Keys to a Successful Partnership in Business
Towards the end of 2017, I interviewed friend and colleague Gary Tupicoff for my podcast program, In the Slipstream FM, about his days as a leading financial services practitioner. There were so many tips and practical insights that Gary shared that I recommend you listen to the entire Episode. (You can access this Episode here or subscribe via iTunes or Stitcher.)
Of all the experiences that Gary shared however, I was particularly taken by what he had to say about the keys to a successful partnership in business. Like many practitioners, Gary had his share of good and not-so-good experiences with business partners. His final partnership however worked extremely well and notwithstanding he is long retired, Gary remains on excellent terms with Neil, his former partner who has carried on with the business.

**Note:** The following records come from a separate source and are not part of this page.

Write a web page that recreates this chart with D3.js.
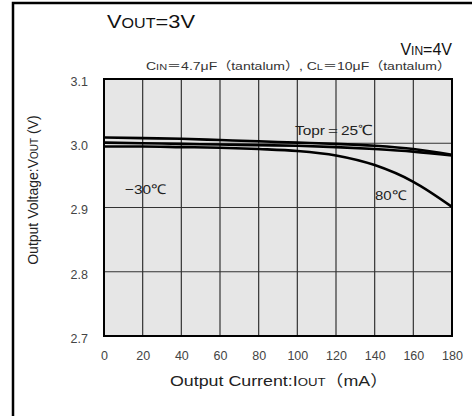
<!DOCTYPE html>
<html><head><meta charset="utf-8">
<script src="https://cdn.jsdelivr.net/npm/d3@7"></script>
<style>
body{margin:0;background:#fff;}
text{font-family:"Liberation Sans",Arial,Helvetica,sans-serif;}
.cjk{font-family:"Noto Sans CJK JP","Liberation Sans",sans-serif;}
</style></head>
<body><svg id="c" width="472" height="416"></svg>
<script>
const xTicks = [0,20,40,60,80,100,120,140,160,180];
const yTicks = [2.7,2.8,2.9,3.0,3.1];
const current = [0,20,40,60,80,100,120,140,160,180];
const vMinus30 = [3.009,3.008,3.007,3.005,3.003,3.001,2.999,2.996,2.991,2.982];
const v25      = [3.001,3.000,2.999,2.998,2.997,2.996,2.994,2.991,2.987,2.981];
const v80      = [2.995,2.995,2.994,2.993,2.991,2.988,2.981,2.966,2.940,2.901];

const svg = d3.select("#c");
const L=104,R=452,T=79,B=336;
const x = d3.scaleLinear().domain([0,180]).range([L,R]);
const y = d3.scaleLinear().domain([2.7,3.1]).range([B,T]);

// outer frame
svg.append("rect").attr("x",13).attr("y",3).attr("width",480).attr("height",440)
  .attr("fill","none").attr("stroke","#000").attr("stroke-width",2.5);

svg.append("rect").attr("x",L).attr("y",T).attr("width",R-L).attr("height",B-T)
  .attr("fill","#e6e6e6");

// grid
svg.append("g").selectAll("line").data(xTicks.slice(1,-1)).join("line")
  .attr("x1",d=>x(d)).attr("x2",d=>x(d)).attr("y1",T).attr("y2",B)
  .attr("stroke","#333").attr("stroke-width",1.2);
svg.append("g").selectAll("line").data(yTicks.slice(1,-1)).join("line")
  .attr("y1",d=>y(d)).attr("y2",d=>y(d)).attr("x1",L).attr("x2",R)
  .attr("stroke","#333").attr("stroke-width",1.2);

const xa = svg.append("g").attr("transform",`translate(0,${B})`)
  .call(d3.axisBottom(x).tickValues(xTicks).tickSize(0).tickPadding(15).tickFormat(d3.format("d")));
xa.select(".domain").remove();
xa.selectAll("text").attr("font-size",12.5).attr("fill","#444").attr("font-family","Liberation Sans, Arial, sans-serif");
const ya = svg.append("g").attr("transform",`translate(${L},0)`)
  .call(d3.axisLeft(y).tickValues(yTicks).tickSize(0).tickPadding(16).tickFormat(d3.format(".1f")));
ya.select(".domain").remove();
ya.selectAll("text").attr("font-size",12.5).attr("fill","#444").attr("dy","0.5em").attr("font-family","Liberation Sans, Arial, sans-serif");

// curves
const line = d3.line().x((d,i)=>x(current[i])).y(d=>y(d)).curve(d3.curveMonotoneX);
[vMinus30,v25,v80].forEach(s=>{
  svg.append("path").attr("d",line(s)).attr("fill","none").attr("stroke","#000").attr("stroke-width",2.6);
});

// border
svg.append("rect").attr("x",L).attr("y",T).attr("width",R-L).attr("height",B-T)
  .attr("fill","none").attr("stroke","#000").attr("stroke-width",2);

// titles
const t1 = svg.append("text").attr("x",107).attr("y",28).attr("font-size",19).attr("fill","#111")
  .attr("textLength",88).attr("lengthAdjust","spacingAndGlyphs");
t1.append("tspan").text("V");
t1.append("tspan").attr("font-size",14).text("OUT");
t1.append("tspan").text("=3V");

const t2 = svg.append("text").attr("x",452).attr("y",55).attr("text-anchor","end").attr("font-size",16).attr("fill","#111");
t2.append("tspan").text("V");
t2.append("tspan").attr("font-size",12).text("IN");
t2.append("tspan").text("=4V");

const t3 = svg.append("text").attr("x",146).attr("y",70).attr("font-size",11.5).attr("fill","#333")
  .attr("textLength",305).attr("lengthAdjust","spacingAndGlyphs");
t3.append("tspan").text("C");
t3.append("tspan").attr("font-size",9).text("IN");
t3.append("tspan").attr("class","cjk").text("＝");
t3.append("tspan").text("4.7μF");
t3.append("tspan").attr("class","cjk").text("（");
t3.append("tspan").text("tantalum");
t3.append("tspan").attr("class","cjk").text("）");
t3.append("tspan").text(", C");
t3.append("tspan").attr("font-size",9).text("L");
t3.append("tspan").attr("class","cjk").text("＝");
t3.append("tspan").text("10μF");
t3.append("tspan").attr("class","cjk").text("（");
t3.append("tspan").text("tantalum");
t3.append("tspan").attr("class","cjk").text("）");

const xt = svg.append("text").attr("x",170).attr("y",386).attr("font-size",15.5).attr("fill","#222")
  .attr("textLength",218).attr("lengthAdjust","spacingAndGlyphs");
xt.append("tspan").text("Output Current:I");
xt.append("tspan").attr("font-size",11.5).text("OUT");
xt.append("tspan").attr("class","cjk").text("（");
xt.append("tspan").text("mA");
xt.append("tspan").attr("class","cjk").text("）");

const yt = svg.append("text").attr("transform","translate(38,190) rotate(-90)").attr("text-anchor","middle")
  .attr("font-size",14).attr("fill","#222");
yt.append("tspan").text("Output Voltage:V");
yt.append("tspan").attr("font-size",10).text("OUT");
yt.append("tspan").text(" (V)");

// series labels
svg.append("text").attr("x",125).attr("y",194).attr("font-size",13.5).attr("fill","#222")
  .attr("textLength",41).attr("lengthAdjust","spacingAndGlyphs").text("−30℃");
svg.append("text").attr("x",295).attr("y",135).attr("font-size",13.5).attr("fill","#222")
  .attr("textLength",78).attr("lengthAdjust","spacingAndGlyphs").text("Topr＝25℃");
svg.append("text").attr("x",375).attr("y",200).attr("font-size",13.5).attr("fill","#222")
  .attr("textLength",31).attr("lengthAdjust","spacingAndGlyphs").text("80℃");
</script></body></html>
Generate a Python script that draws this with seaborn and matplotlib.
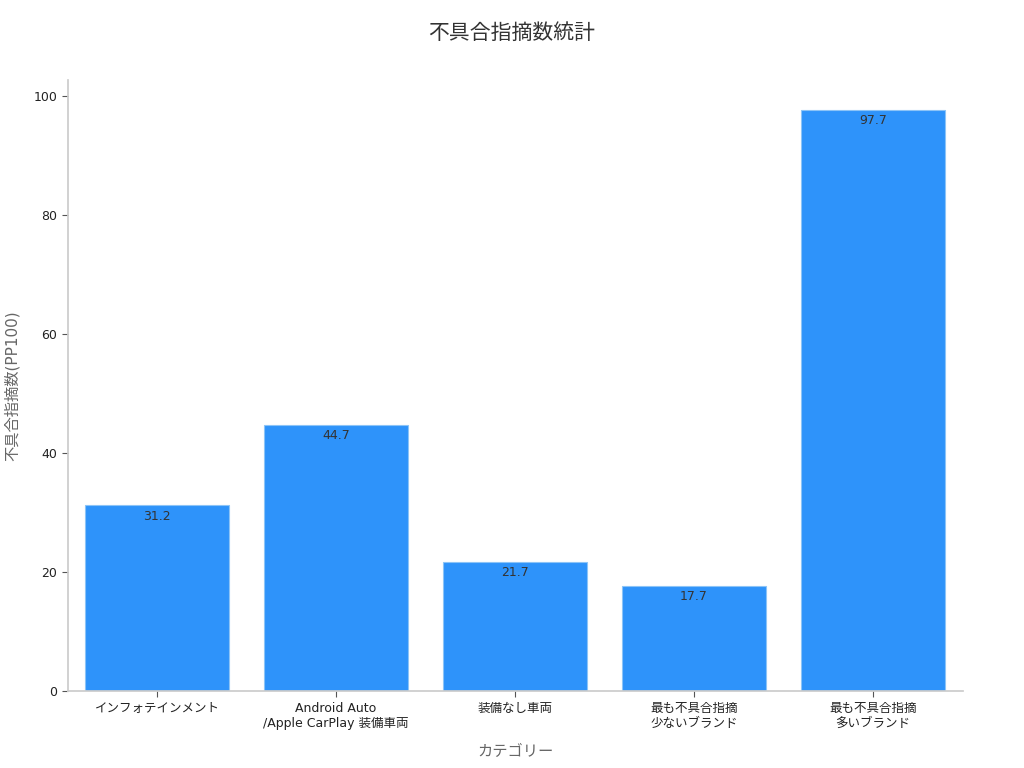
import matplotlib
matplotlib.use('Agg')
import matplotlib.pyplot as plt
import pandas as pd
import seaborn as sns

categories = ['インフォテインメント', 'Android Auto\n/Apple CarPlay 装備車両', '装備なし車両',
              '最も不具合指摘\n少ないブランド', '最も不具合指摘\n多いブランド']
values = [31.2, 44.7, 21.7, 17.7, 97.7]

df = pd.DataFrame({'カテゴリー': categories, '不具合指摘数(PP100)': values})

sns.set_theme(style='white')
plt.rcParams['font.family'] = ['DejaVu Sans', 'Noto Sans CJK JP']

fig = plt.figure(figsize=(10.24, 7.68), dpi=100)
ax = fig.add_axes([0.066, 0.100, 0.874, 0.796])

sns.barplot(data=df, x='カテゴリー', y='不具合指摘数(PP100)', color='#2E93FA',
            saturation=1, width=0.8, edgecolor='#8CC4F7', linewidth=0.8, ax=ax)

for i, v in enumerate(values):
    ax.text(i, v - 0.7, f'{v}', ha='center', va='top', fontsize=9, color='#333333')

ax.set_ylim(0, 102.7)
ax.set_xlim(-0.5, 4.5)
ax.set_yticks([0, 20, 40, 60, 80, 100])
for side in ['top', 'right']:
    ax.spines[side].set_visible(False)
for side in ['left', 'bottom']:
    ax.spines[side].set_color('#cccccc')
ax.tick_params(axis='both', labelsize=9, colors='#222222', length=4, width=0.8, bottom=True, left=True)
ax.tick_params(axis='both', color='#555555')
ax.set_xlabel('カテゴリー', fontsize=11, color='#666666', labelpad=10)
ax.set_ylabel('不具合指摘数(PP100)', fontsize=11, color='#666666', labelpad=10)
fig.suptitle('不具合指摘数統計', fontsize=15, color='#333333', y=0.97)

fig.savefig('out.png', dpi=100)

I’ve extracted Gary’s Five Keys to a Successful Partnership from the Episode to share with you below. I’ll give you fair warning though – these five keys are deceptively simple!
1. Complementary Characters and Skills
When partners have complementary characters and skills, much richer creativity is possible. It allows partners to harness each other’s unique strengths and benefit from different points of view. In an effective partnership, the sum of the whole is indeed greater than what the partners could achieve individually.
2. Shared Goals and Values
These are the essence of the company’s identity. Partners need to discuss the company’s goals and values, set the company’s purpose and define what the ideal business will look like. These shared goals and values should then be captured in writing and be used as the reference for everything that the company does.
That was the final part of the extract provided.